Maddenin 2. Fıkrası, tarafların artış konusunda anlaşamadıkları hallerde hâkime takdir yetkisi tanıyan bir hükümdür. Bu minvalde, artış oranı tüketici fiyat endeksi ile sınırlı olacak olup hâkim kiralananın mevcut durumunu değerlendirmek suretiyle takdirine göre daha az bir artışa da karar verebilecektir.
5 yıldan uzun süreli yapılan veya her beş yılın sonunda yenilen kira sözleşmeleri için ise artış oranı her beş yılın sonunda hâkim tarafından tüketici fiyat endeksine ve kiralananın durumuna göre belirlenecektir.
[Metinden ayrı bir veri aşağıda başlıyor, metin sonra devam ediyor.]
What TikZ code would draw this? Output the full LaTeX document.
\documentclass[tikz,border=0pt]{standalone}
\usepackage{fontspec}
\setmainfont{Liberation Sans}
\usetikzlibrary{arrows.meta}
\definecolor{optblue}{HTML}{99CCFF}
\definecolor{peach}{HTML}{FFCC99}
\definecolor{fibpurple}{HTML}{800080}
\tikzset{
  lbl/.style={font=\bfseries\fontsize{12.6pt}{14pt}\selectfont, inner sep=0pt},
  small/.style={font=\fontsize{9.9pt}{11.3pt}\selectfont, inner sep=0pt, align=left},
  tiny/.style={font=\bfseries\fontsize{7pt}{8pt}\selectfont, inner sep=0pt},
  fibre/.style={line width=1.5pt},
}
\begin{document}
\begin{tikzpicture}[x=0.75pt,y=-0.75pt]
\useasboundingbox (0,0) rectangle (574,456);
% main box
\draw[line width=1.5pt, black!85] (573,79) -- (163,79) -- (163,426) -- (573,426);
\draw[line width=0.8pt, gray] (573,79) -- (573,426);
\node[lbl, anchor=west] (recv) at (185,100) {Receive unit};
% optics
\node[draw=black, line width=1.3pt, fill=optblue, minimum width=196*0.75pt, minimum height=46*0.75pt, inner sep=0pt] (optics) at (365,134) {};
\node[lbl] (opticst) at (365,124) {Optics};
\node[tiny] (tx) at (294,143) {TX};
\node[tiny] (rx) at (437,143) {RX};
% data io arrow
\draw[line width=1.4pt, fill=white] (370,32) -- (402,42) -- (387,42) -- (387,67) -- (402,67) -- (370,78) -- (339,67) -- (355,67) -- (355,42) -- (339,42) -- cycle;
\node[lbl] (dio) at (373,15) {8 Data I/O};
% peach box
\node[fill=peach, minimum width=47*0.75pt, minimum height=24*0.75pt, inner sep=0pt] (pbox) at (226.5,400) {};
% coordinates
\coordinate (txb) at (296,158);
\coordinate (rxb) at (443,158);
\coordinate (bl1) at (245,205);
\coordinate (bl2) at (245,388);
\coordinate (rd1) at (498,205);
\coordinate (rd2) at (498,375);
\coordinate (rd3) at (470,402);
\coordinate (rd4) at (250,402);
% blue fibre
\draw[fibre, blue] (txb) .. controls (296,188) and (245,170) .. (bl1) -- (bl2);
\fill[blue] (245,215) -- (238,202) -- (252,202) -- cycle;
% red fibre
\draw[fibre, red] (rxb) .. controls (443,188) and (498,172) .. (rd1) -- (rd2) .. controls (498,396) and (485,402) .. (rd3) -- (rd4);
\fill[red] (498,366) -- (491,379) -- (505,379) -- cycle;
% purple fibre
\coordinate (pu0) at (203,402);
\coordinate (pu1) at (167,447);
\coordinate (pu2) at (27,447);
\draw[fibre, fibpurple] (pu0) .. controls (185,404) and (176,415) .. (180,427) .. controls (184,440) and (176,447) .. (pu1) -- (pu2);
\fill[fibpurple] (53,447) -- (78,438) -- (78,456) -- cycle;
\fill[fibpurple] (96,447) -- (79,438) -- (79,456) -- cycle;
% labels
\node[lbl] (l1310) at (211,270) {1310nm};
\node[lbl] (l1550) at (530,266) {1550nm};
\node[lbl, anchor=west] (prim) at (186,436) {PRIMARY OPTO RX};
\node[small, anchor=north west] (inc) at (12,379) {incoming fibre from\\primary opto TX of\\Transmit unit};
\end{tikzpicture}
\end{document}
Ancak sözleşmede kira bedeli yabancı para olarak kararlaştırılmışsa kira bedelinde herhangi bir değişiklik yapılması için 5 yılın geçmesi aranmaktadır.
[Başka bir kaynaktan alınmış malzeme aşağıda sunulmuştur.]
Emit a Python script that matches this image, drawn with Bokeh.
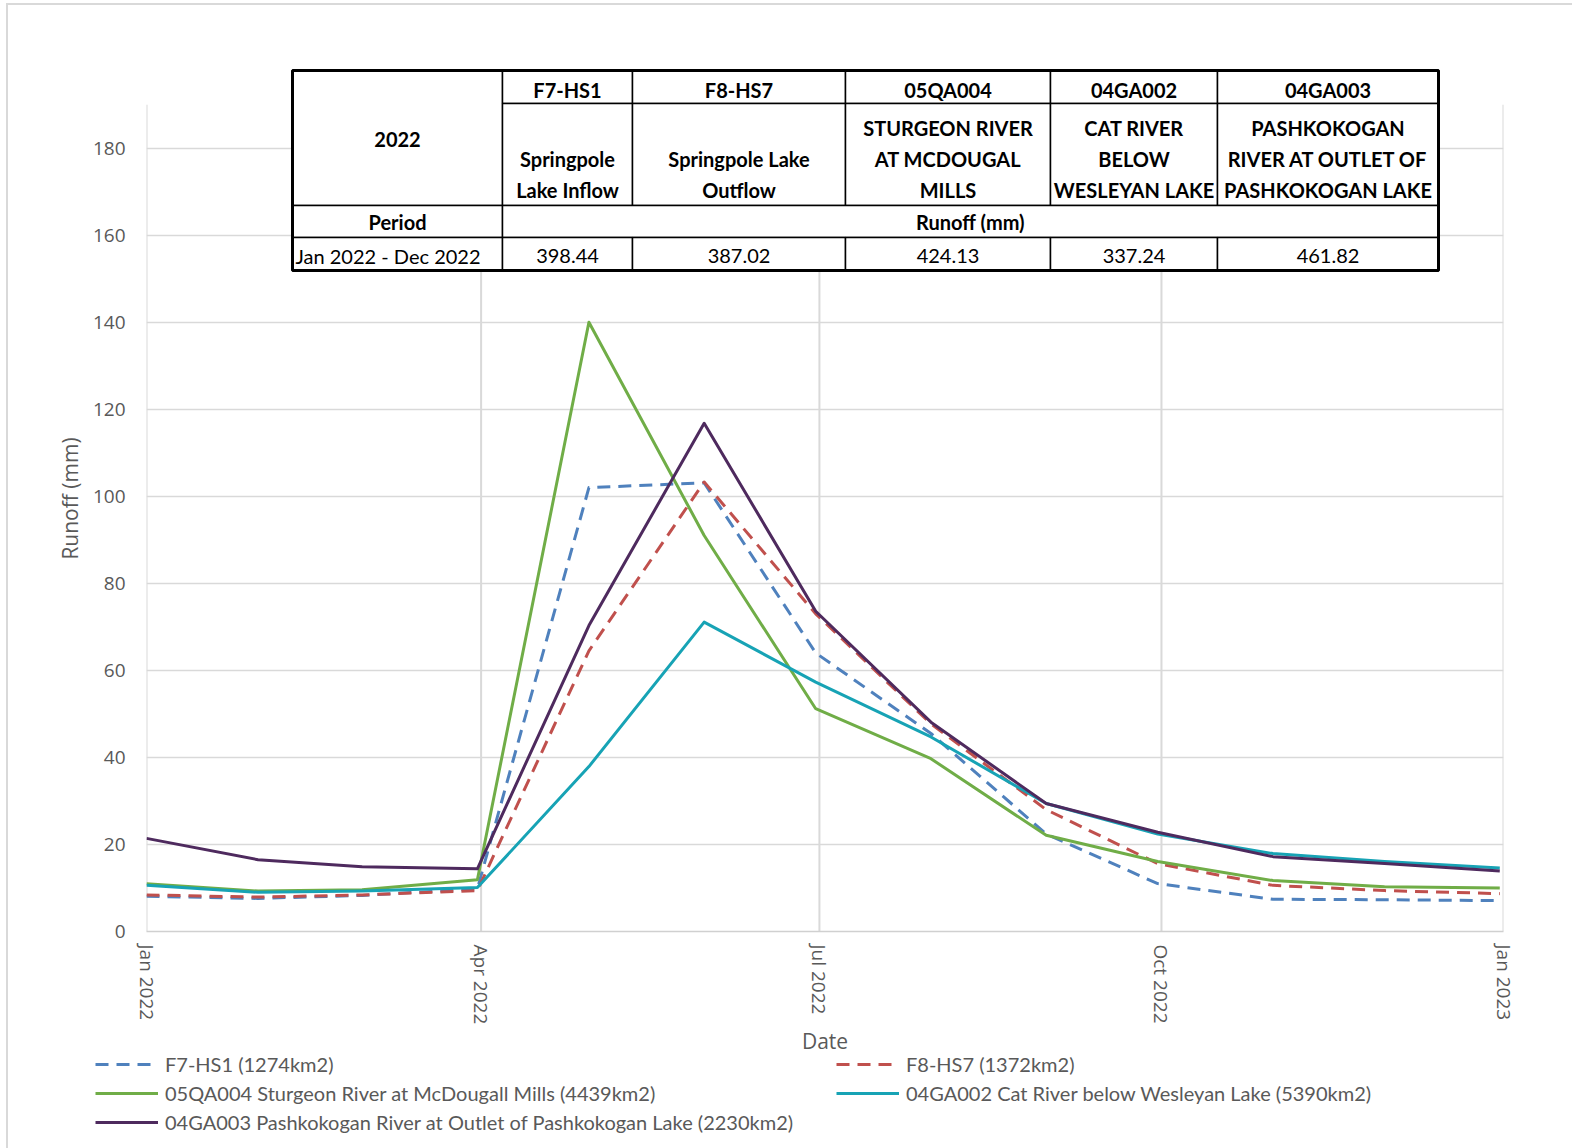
import math
from datetime import datetime

from bokeh.plotting import figure
from bokeh.layouts import column
from bokeh.models import (Range1d, FixedTicker, DatetimeTickFormatter, Legend, LegendItem,
                          BoxAnnotation, Label)
from bokeh.embed import file_html
from bokeh.resources import INLINE

# ---------------- data ----------------
dates = ["2022-01-01", "2022-01-31", "2022-02-28", "2022-03-31", "2022-04-30",
         "2022-05-31", "2022-06-30", "2022-07-31", "2022-08-31", "2022-09-30",
         "2022-10-31", "2022-11-30", "2022-12-31"]

f7_hs1 = [8.1, 7.6, 8.3, 9.8, 102.0, 103.1, 64.0, 45.5, 22.4, 11.0, 7.4, 7.3, 7.1]
f8_hs7 = [8.4, 7.9, 8.4, 9.4, 64.5, 103.3, 73.0, 47.7, 28.0, 15.6, 10.6, 9.4, 8.7]
sturgeon_05qa004 = [11.0, 9.3, 9.6, 11.9, 140.0, 91.0, 51.2, 39.7, 22.1, 16.1, 11.7, 10.3, 10.0]
cat_04ga002 = [10.6, 9.0, 9.3, 10.1, 37.9, 71.1, 57.3, 44.7, 29.4, 22.4, 17.9, 16.1, 14.6]
pashkokogan_04ga003 = [21.4, 16.5, 14.9, 14.4, 70.3, 116.8, 73.6, 48.1, 29.4, 22.8, 17.2, 15.6, 13.9]

series_labels = ["F7-HS1 (1274km2)",
                 "F8-HS7 (1372km2)",
                 "05QA004 Sturgeon River at McDougall Mills (4439km2)",
                 "04GA002 Cat River below Wesleyan Lake (5390km2)",
                 "04GA003 Pashkokogan River at Outlet of Pashkokogan Lake (2230km2)"]

x_tick_dates = ["2022-01-01", "2022-04-01", "2022-07-01", "2022-10-01", "2023-01-01"]
y_ticks = [0, 20, 40, 60, 80, 100, 120, 140, 160, 180]
y_axis_max = 190

table_year = "2022"
table_codes = ["F7-HS1", "F8-HS7", "05QA004", "04GA002", "04GA003"]
table_names = [["Springpole", "Lake Inflow"],
               ["Springpole Lake", "Outflow"],
               ["STURGEON RIVER", "AT MCDOUGAL", "MILLS"],
               ["CAT RIVER", "BELOW", "WESLEYAN LAKE"],
               ["PASHKOKOGAN", "RIVER AT OUTLET OF", "PASHKOKOGAN LAKE"]]
table_period_head = "Period"
table_runoff_head = "Runoff (mm)"
table_period = "Jan 2022 - Dec 2022"
table_runoff = ["398.44", "387.02", "424.13", "337.24", "461.82"]

# ---------------- styles ----------------
colors = ["#4f81bd", "#c0504d", "#70ad47", "#17a3b5", "#4e2a5e"]
dashes = ["13 8", "13 8", "solid", "solid", "solid"]
axis_grey = "#595959"
grid_grey = "#d9d9d9"

def to_dt(s):
    return datetime.strptime(s, "%Y-%m-%d")

xs = [to_dt(d) for d in dates]
series = [f7_hs1, f8_hs7, sturgeon_05qa004, cat_04ga002, pashkokogan_04ga003]

W = 1564
OX, OY = 8, 5                        # page offset of the layout content
FL, FR, FB = 146, 1503, 931          # frame edges in page coords
PX_PER_UNIT = 4.35
Y_TOP = 199                          # room above the axis for the summary table
FT = FB - Y_TOP * PX_PER_UNIT
MAIN_BOTTOM = 1062                   # page y where the legend strip begins (in flow)
H1 = MAIN_BOTTOM - OY
H2 = 86
LEG_SHIFT_X, LEG_SHIFT_Y = 95 - FL, -11

p = figure(width=W, height=H1, x_axis_type="datetime",
           x_range=Range1d(to_dt(x_tick_dates[0]), to_dt(x_tick_dates[-1])),
           y_range=Range1d(0, Y_TOP),
           output_backend="svg", toolbar_location=None,
           min_border_left=FL - OX, min_border_right=W - (FR - OX),
           min_border_top=int(round(FT - OY)), min_border_bottom=H1 - (FB - OY))
p.outline_line_color = None
p.background_fill_color = "white"
p.border_fill_color = "white"

xticks_ms = [to_dt(d).timestamp() * 1000 for d in x_tick_dates]
p.xaxis.ticker = FixedTicker(ticks=xticks_ms)
fmt = "%b %Y"
p.xaxis.formatter = DatetimeTickFormatter(days=fmt, months=fmt, years=fmt, hours=fmt,
                                          minutes=fmt, seconds=fmt, milliseconds=fmt,
                                          minsec=fmt, hourmin=fmt)
p.yaxis.ticker = FixedTicker(ticks=y_ticks)

for ax in (p.xaxis[0], p.yaxis[0]):
    ax.axis_line_color = "#d0d0d0"
    ax.axis_line_width = 1.5
    ax.major_tick_line_color = None
    ax.minor_tick_line_color = None
    ax.major_tick_out = 0
    ax.major_tick_in = 0
    ax.major_label_text_font = "Open Sans"
    ax.major_label_text_font_size = "19px"
    ax.major_label_text_color = axis_grey
    ax.axis_label_text_font = "Open Sans"
    ax.axis_label_text_font_size = "21px"
    ax.axis_label_text_font_style = "normal"
    ax.axis_label_text_color = axis_grey

p.yaxis.axis_line_color = None
p.yaxis.axis_label = "Runoff (mm)"
p.yaxis.major_label_standoff = 21
p.yaxis.axis_label_standoff = 6
p.xaxis.axis_label = "Date"
p.xaxis.major_label_orientation = -math.pi / 2
p.xaxis.major_label_standoff = 13
p.xaxis.axis_label_standoff = 0

p.xgrid.visible = False
p.ygrid.grid_line_color = grid_grey
p.ygrid.grid_line_width = 1.5
p.ygrid.ticker = FixedTicker(ticks=y_ticks)

# vertical gridlines only up to the top of the value axis
x_grid = [to_dt(d) for d in x_tick_dates]
p.segment(x0=x_grid, y0=[0] * len(x_grid), x1=x_grid, y1=[y_axis_max] * len(x_grid),
          line_color=grid_grey, line_width=2, level="underlay")

for ys, c, d in zip(series, colors, dashes):
    p.line(xs, ys, line_color=c, line_width=3, line_dash=d, line_join="round")

# ---------------- table overlay ----------------
def sx(X):
    return X - FL

def sy(Y):
    return FB - Y

col_x = [292, 502, 632, 845, 1050, 1217, 1438]
row_y = [70, 103, 205, 237, 270]

def cell(x0, x1, y0, y1, lw=1.5, fill=True):
    p.add_layout(BoxAnnotation(left=sx(x0), right=sx(x1), top=sy(y0), bottom=sy(y1),
                               left_units="screen", right_units="screen",
                               top_units="screen", bottom_units="screen",
                               fill_color="white", fill_alpha=1.0 if fill else 0.0,
                               line_color="black", line_width=lw, line_alpha=1.0))

def txt(X, Y, s, bold=True, align="center"):
    p.add_layout(Label(x=sx(X), y=sy(Y), x_units="screen", y_units="screen", text=s,
                       text_align=align, text_baseline="middle", text_font="Lato",
                       text_font_size="20px", text_font_style="bold" if bold else "normal",
                       text_color="black"))

cell(col_x[0], col_x[1], row_y[0], row_y[2])
for i in range(5):
    cell(col_x[i + 1], col_x[i + 2], row_y[0], row_y[1])
    cell(col_x[i + 1], col_x[i + 2], row_y[1], row_y[2])
cell(col_x[0], col_x[1], row_y[2], row_y[3])
cell(col_x[1], col_x[6], row_y[2], row_y[3])
cell(col_x[0], col_x[1], row_y[3], row_y[4])
for i in range(5):
    cell(col_x[i + 1], col_x[i + 2], row_y[3], row_y[4])
cell(col_x[0], col_x[6], row_y[0], row_y[4], lw=3, fill=False)

line_y = [127.5, 158.6, 189.7]
txt((col_x[0] + col_x[1]) / 2, 138.5, table_year)
for i in range(5):
    cx = (col_x[i + 1] + col_x[i + 2]) / 2
    txt(cx, 89.3, table_codes[i])
    lines = table_names[i]
    start = 3 - len(lines)
    for k, s in enumerate(lines):
        txt(cx, line_y[start + k], s)
    txt(cx, 255, table_runoff[i], bold=False)
txt((col_x[0] + col_x[1]) / 2, 221, table_period_head)
txt((col_x[1] + col_x[6]) / 2, 221, table_runoff_head)
txt(col_x[0] + 3, 255, table_period, bold=False, align="left")

# ---------------- legend strip ----------------
lg = figure(width=W, height=H2, output_backend="svg", toolbar_location=None,
            x_axis_location=None, y_axis_location=None, min_border=0)
lg.outline_line_color = None
lg.grid.visible = False
lg.background_fill_alpha = 0
lg.border_fill_alpha = 0
leg_renderers = []
for ys, c, d in zip(series, colors, dashes):
    r = lg.line(list(range(len(ys))), ys, line_color=c, line_width=3, line_dash=d)
    r.visible = False
    leg_renderers.append(r)

legend = Legend(items=[LegendItem(label=lab, renderers=[r])
                       for lab, r in zip(series_labels, leg_renderers)],
                location=(0, 3), orientation="horizontal", ncols=2,
                glyph_width=63, glyph_height=22, label_standoff=7, spacing=5,
                label_width=666, padding=0, margin=0,
                border_line_color=None, background_fill_alpha=0,
                label_text_font="Lato", label_text_font_size="20px",
                label_text_color=axis_grey)
lg.add_layout(legend)
lg.styles = {"transform": f"translate({LEG_SHIFT_X}px, {LEG_SHIFT_Y}px)"}

layout = column(p, lg, spacing=0)
layout.styles = {"border-top": "2px solid #d9d9d9", "border-left": "2px solid #d9d9d9",
                 "margin-left": "6px", "margin-top": "3px"}

open("out.html", "w").write(file_html(layout, INLINE))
- “Kiracı Aleyhine Düzenleme Yasağı” başlıklı 346. Madde:
“Kiracıya, kira bedeli ve yan giderler dışında başka bir ödeme yükümlülüğü getirilemez. Özellikle, kira bedelinin zamanında ödenmemesi hâlinde ceza koşulu ödeneceğine veya sonraki kira bedellerinin muaccel olacağına ilişkin anlaşmalar geçersizdir.”
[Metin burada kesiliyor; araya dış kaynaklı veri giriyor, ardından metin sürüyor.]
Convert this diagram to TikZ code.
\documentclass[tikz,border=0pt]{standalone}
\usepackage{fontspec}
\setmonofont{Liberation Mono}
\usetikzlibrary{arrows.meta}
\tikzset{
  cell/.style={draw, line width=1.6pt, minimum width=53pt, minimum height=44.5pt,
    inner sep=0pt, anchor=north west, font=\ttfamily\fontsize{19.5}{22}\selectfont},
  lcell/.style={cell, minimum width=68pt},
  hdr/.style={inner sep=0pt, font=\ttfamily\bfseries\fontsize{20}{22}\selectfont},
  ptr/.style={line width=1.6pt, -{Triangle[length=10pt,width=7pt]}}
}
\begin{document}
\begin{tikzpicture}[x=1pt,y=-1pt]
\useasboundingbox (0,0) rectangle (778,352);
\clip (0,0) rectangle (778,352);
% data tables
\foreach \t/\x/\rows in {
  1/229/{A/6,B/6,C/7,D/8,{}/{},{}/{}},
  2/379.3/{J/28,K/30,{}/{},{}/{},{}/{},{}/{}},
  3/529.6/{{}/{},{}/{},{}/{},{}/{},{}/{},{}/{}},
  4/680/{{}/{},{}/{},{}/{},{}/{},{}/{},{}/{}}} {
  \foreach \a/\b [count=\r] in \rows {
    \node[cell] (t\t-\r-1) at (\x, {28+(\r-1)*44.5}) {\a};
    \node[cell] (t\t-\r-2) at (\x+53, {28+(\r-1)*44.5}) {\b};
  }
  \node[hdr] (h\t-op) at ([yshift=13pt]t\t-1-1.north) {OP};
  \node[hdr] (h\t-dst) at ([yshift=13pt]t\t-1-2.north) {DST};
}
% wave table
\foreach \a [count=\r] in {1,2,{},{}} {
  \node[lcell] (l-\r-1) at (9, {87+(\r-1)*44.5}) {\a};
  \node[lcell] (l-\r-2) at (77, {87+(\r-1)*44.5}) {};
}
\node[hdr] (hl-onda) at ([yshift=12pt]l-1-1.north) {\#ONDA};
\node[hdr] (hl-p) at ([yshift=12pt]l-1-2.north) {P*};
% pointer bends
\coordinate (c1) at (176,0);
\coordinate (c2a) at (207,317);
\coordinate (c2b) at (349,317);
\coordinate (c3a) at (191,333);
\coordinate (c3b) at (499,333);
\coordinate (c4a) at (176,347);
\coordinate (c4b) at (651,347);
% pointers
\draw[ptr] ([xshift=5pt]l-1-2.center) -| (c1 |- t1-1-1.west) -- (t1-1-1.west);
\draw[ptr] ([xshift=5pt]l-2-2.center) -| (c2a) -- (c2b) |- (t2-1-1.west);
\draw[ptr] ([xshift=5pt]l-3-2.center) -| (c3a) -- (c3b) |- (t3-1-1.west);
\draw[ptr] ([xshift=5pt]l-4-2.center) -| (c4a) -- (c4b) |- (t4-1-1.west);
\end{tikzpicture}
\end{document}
- Madde Eski Kanun’da yer almayıp, yeni bir düzenlemedir. Erteleme hükmünün yürürlükte olmadığı 8 yıl boyunca, erteleme hükmü kapsamına giren kira sözleşmeleri bakımından muacceliyet kayıtları ve ödememeye ilişkin cezai şartların kararlaştırılmasında herhangi bir hukuka aykırılık bulunmamaktaydı. Hükmün ilk cümlesi kiraya verenin kiracıdan kira bedeli ve yan giderler dışında herhangi bir bedel talep etmesinin açıkça önüne geçmektedir. Bu hükmün amacı kiracıdan “kapora” parası olarak bilinen bedelin herhangi haklı bir gerekçeye dayanmadan talep edilmesinin yasaklanmasıdır. İşbu hüküm uyarınca, kira bedelinin ödenmesi konusunda temerrüde düşülmesi halinde cezai şart talebine ilişkin hükümlerin veya muacceliyet kayıtlarının konulması geçersiz olmaktadır. Ancak bu yasak sadece ödeme yükümlülükleri hakkında konulan cezai şartları kapsamaktadır. Özellikle kiralananı kullanımdan kaynaklanan ödemeler ve bakım yükümlülüğünün yerine getirilmesine ilişkin kararlaştırılan cezai hükümler geçersiz sayılmamaktadır. Ayrıca menkul kıymetler de bu yasak kapsamının dışındadır.
- “Dava sebeplerinin sınırlılığı” Başlıklı 354. Madde:
“Dava yoluyla kira sözleşmesinin sona erdirilmesine ilişkin hükümler, kiracı aleyhine değiştirilemez.”
İşbu düzenleme 6570 Sayılı Gayrimenkul Kiraları Hakkında Kanun’un 8. Maddesini karşılamaktadır. Doktrindeki çoğunluk görüş işbu hükmün ertelenmesinin isabetsiz olduğu yönündeydi. Nitekim kiraya verenlerin diledikleri hususları birer tahliye sebebi olarak belirlemeleri kiracının içinde bulunduğu durum ve şartları zorlaştıran bir düzenlemeye yol açmaktaydı. Ancak “Konut ve çatılı işyeri kiralarında kiracı, belirli süreli sözleşmelerin süresinin bitiminden en az on beş gün önce bildirimde bulunmadıkça, sözleşme aynı koşullarla bir yıl için uzatılmış sayılır. Kiraya veren, sözleşme süresinin bitimine dayanarak sözleşmeyi sona erdiremez.” şeklindeki TBK 347. Maddenin Meclis Genel Kurulu uyarınca erteleme hükümleri arasında sayılmaması, tahliye sebeplerinin aslında sınırsız olmadığını belirten önemli bir maddedir.